История фильмов художников насыщена экспериментами и изобретениями. Некоторые находки и технические приемы впоследствии стали в большом кинематографе общим местом, другие так и остались в истории искусства свидетельствами своего времени или вообще были отброшены как бесполезные и тупиковые попытки сформировать язык новой визуальной культуры. Вот, к примеру, как в 1921 году будущий режиссер Жан Эпштейн описывает свое знакомство с крупным планом, полагая, что одного его достаточно для полноценной киноленты: «Ветерок эмоций скользит по рту облаками. Орография лица колеблется. Начинаются сейсмические толчки. Морщины капилляров пытаются устроить разлом. Волна уносит их. Мышцы напрягаются. Губы морщинятся, как театральный занавес. Всё вокруг — движение, дисбаланс, кризис. Рот трескается, как спелый фрукт. Словно разрезанная скальпелем, улыбка, напоминающая клавиши, врезается сбоку в самый краешек губы». Спустя семь лет он активно использует крупные планы в игровой ленте «Падение дома Эшеров», в производстве которой поучаствовал юный художник-сюрреалист и будущий великий кинорежиссер Луис Бунюэль.
Цель книги, по словам ее автора, состоит в том, чтобы «дать представление о богатстве и разнообразии фильмов художников, а также о скрытых в них удовольствиях». Заметим, очень глубоко скрытых и доступных далеко не всякому зрителю — целая глава посвящена многочисленным попыткам достучаться до широкой публики и загнать на просмотр развращенных сюжетным, коммерческим кинематографом зрителей с помощью всевозможных ухищрений, вплоть до специальной конструкции кинозала.
К примеру, кинотеатр-аттракцион Ласло Мохой-Надя предвосхищал системы «объемного проецирования» типа современного IMAX и мультиэкранные залы. «Вместо нынешнего прямоугольника можно было бы сделать экран в форме сегмента сферы. Такой экран должен иметь очень большой радиус и, соответственно, небольшую глубину и располагаться перед зрителем под углом зрения около 45 градусов».

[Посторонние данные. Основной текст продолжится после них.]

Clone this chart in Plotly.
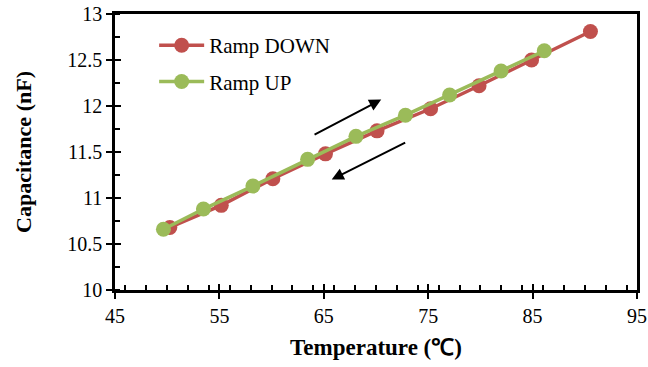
import plotly.graph_objects as go

down_T = [50.25, 55.18, 60.12, 65.16, 70.10, 75.23, 79.87, 84.90, 90.54]
down_C = [10.68, 10.92, 11.21, 11.48, 11.73, 11.97, 12.22, 12.50, 12.81]
up_T = [49.64, 53.47, 58.21, 63.45, 68.08, 72.82, 77.05, 81.98, 86.12]
up_C = [10.66, 10.88, 11.13, 11.42, 11.67, 11.90, 12.12, 12.38, 12.60]

RED = "#C0504D"
GREEN = "#9BBB59"
FONT = "Liberation Serif"

fig = go.Figure()
fig.add_trace(go.Scatter(x=down_T, y=down_C, mode="lines+markers", name="Ramp DOWN",
                         legendgroup="down",
                         line=dict(color=RED, width=3.5),
                         marker=dict(color=RED, size=15)))
fig.add_trace(go.Scatter(x=up_T, y=up_C, mode="lines+markers", name="Ramp UP",
                         legendgroup="up",
                         line=dict(color=GREEN, width=3.5),
                         marker=dict(color=GREEN, size=15)))
fig.add_trace(go.Scatter(x=[45], y=[10], xaxis="x2", yaxis="y2", mode="markers",
                         marker=dict(opacity=0), showlegend=False, hoverinfo="skip"))

fig.add_annotation(x=70.5, y=12.07, ax=63.97, ay=11.68, xref="x", yref="y",
                   axref="x", ayref="y", showarrow=True, arrowhead=2,
                   arrowsize=1.2, arrowwidth=2, arrowcolor="black", text="")
fig.add_annotation(x=65.76, y=11.20, ax=72.94, ay=11.61, xref="x", yref="y",
                   axref="x", ayref="y", showarrow=True, arrowhead=2,
                   arrowsize=1.2, arrowwidth=2, arrowcolor="black", text="")

axis_common = dict(showgrid=False, zeroline=False, linecolor="black", linewidth=2.5,
                   ticks="outside", ticklen=6, tickwidth=2, tickcolor="black",
                   automargin=False, ticklabeloverflow="allow",
                   tickfont=dict(family=FONT, size=20, color="black"))

fig.update_layout(
    width=648, height=367,
    margin=dict(l=115, r=11, t=14, b=77),
    plot_bgcolor="white", paper_bgcolor="white",
    font=dict(family=FONT, color="black"),
    xaxis=dict(range=[45, 95], tickvals=[45, 55, 65, 75, 85, 95], mirror=True,
               minor=dict(dtick=2, ticks="inside", ticklen=5, tickwidth=1.5, tickcolor="black"),
               title=dict(text="<b>Temperature (℃)</b>", font=dict(family=FONT, size=23), standoff=14),
               **axis_common),
    yaxis=dict(range=[10, 13], tickvals=[10, 10.5, 11, 11.5, 12, 12.5, 13],
               ticktext=["10", "10.5", "11", "11.5", "12", "12.5", "13"], mirror=True,
               minor=dict(dtick=0.25, ticks="inside", ticklen=5, tickwidth=1.5, tickcolor="black"),
               title=dict(text="<b>Capacitance (nF)</b>", font=dict(family=FONT, size=22), standoff=30),
               **axis_common),
    xaxis2=dict(range=[45, 95], overlaying="x", tickvals=[45, 55, 65, 75, 85, 95],
                ticks="inside", ticklen=6, tickwidth=2, tickcolor="black", automargin=False,
                showticklabels=False, showgrid=False, zeroline=False, showline=False),
    yaxis2=dict(range=[10, 13], overlaying="y", tickvals=[10, 10.5, 11, 11.5, 12, 12.5, 13],
                ticks="inside", ticklen=6, tickwidth=2, tickcolor="black", automargin=False,
                showticklabels=False, showgrid=False, zeroline=False, showline=False),
    legend=dict(x=0.075, y=0.96, xanchor="left", yanchor="top", bgcolor="rgba(0,0,0,0)",
                font=dict(family=FONT, size=21, color="black"), tracegroupgap=6,
                itemwidth=45),
    showlegend=True,
)

fig.write_html("out.html", config={"displayModeBar": False},
               post_script="document.body.style.margin='0';")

В книге собрано много любопытных примеров и выдающихся работ, что-то в них проясняется из собственных комментариев создателей произведений и теоретических построений художников. Правда, сам формат монографии, подразумевающий словесное описание того, что предназначено для визуального восприятия, местами затрудняет чтение. Но едва ли это остановит заинтересованного читателя, способного упорно продираться через дебри справочной информации к ясному, как солнце, пониманию подлинной сущности новейшего для прошлого века визуального языка.